Tune Classificators
Tune.Rd
Some classifiers benefit more from adjusted parameters to a particular dataset than others. However, it is often not clear from the beginning how the parameters have to be determined. What often only remains is a grid search when several parameters have to be found in combination. The present function uses a grid search approch for the decisive arguments (typically for a neural network, a random forest or a classification tree). However it's not restricted to these models, any model fulfilling weak interface standards could be provided.
Arguments
- x
the model to be tuned, best (but not necessarily) trained with
FitMod
.- ...
a list of parameters, containing the values to be used for a grid search.
- testset
a testset containing all variables required in the model to be used for calculating independently the accuracy (normally a subset of the original dataset).
- keepmod
logical, defining if all fitted models should be returned in the result set. Default is
TRUE
. (Keep an eye on your RAM!)
Details
The function creates a n-dimensional grid according to the given parameters and calculates the model with the combinations of all the parameters. The accuracy for the models are calculated insample and on a test set, if one has been provided.

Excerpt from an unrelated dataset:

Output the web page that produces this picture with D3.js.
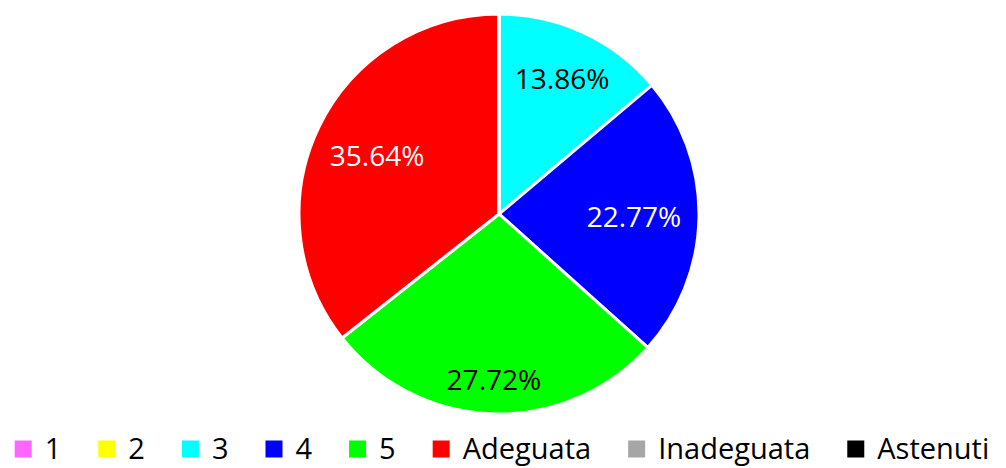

It makes sense to avoid overfitting to provide a test set to also be evaluated. A matrix with all combination of the values for the given parameters, sorted by accuracy, either by the accuracy achieved in the test set or the insample accuracy is returned.
Value
a matrix with all supplied parameters and a column "acc"
and "test_acc"
(if a test set has been provided)
Examples
d.pim <- SplitTrainTest(d.pima, p = 0.2)
mdiab <- formula(diabetes ~ pregnant + glucose + pressure + triceps
+ insulin + mass + pedigree + age)
# \donttest{
# tune a neural network for size and decay
r.nn <- FitMod(mdiab, data=d.pim$train, fitfn="nnet")
#> Warning: nnet() did not (yet) converge, consider increase maxit (and set trace=TRUE)!
(tu <- Tune(r.nn, size=12:17, decay = 10^(-4:-1), testset=d.pim$test))
#> Error in eval(expr, p): object 'd.pim' not found
# tune a random forest
r.rf <- FitMod(mdiab, data=d.pim$train, fitfn="randomForest")
(tu <- Tune(r.rf, mtry=seq(2, 20, 2), testset=d.pim$test))
#> Error in eval(x$call): object 'mdiab' not found
# tune a SVM model
r.svm <- FitMod(mdiab, data=d.pim$train, fitfn="svm")
tu <- Tune(r.svm,
kernel=c("radial", "sigmoid"),
cost=c(0.1,1,10,100,1000),
gamma=c(0.5,1,2,3,4), testset=d.pim$test)
#> Error in eval(x$call): object 'mdiab' not found
# let's get some more quality measures
tu$modpar$Sens <- sapply(tu$mods, Sens) # Sensitivity
#> Error: object 'tu' not found
tu$modpar$Spec <- sapply(tu$mods, Spec) # Specificity
#> Error: object 'tu' not found
Sort(tu$modpar, ord="test_acc", decreasing=TRUE)
#> Error: object 'tu' not found
# }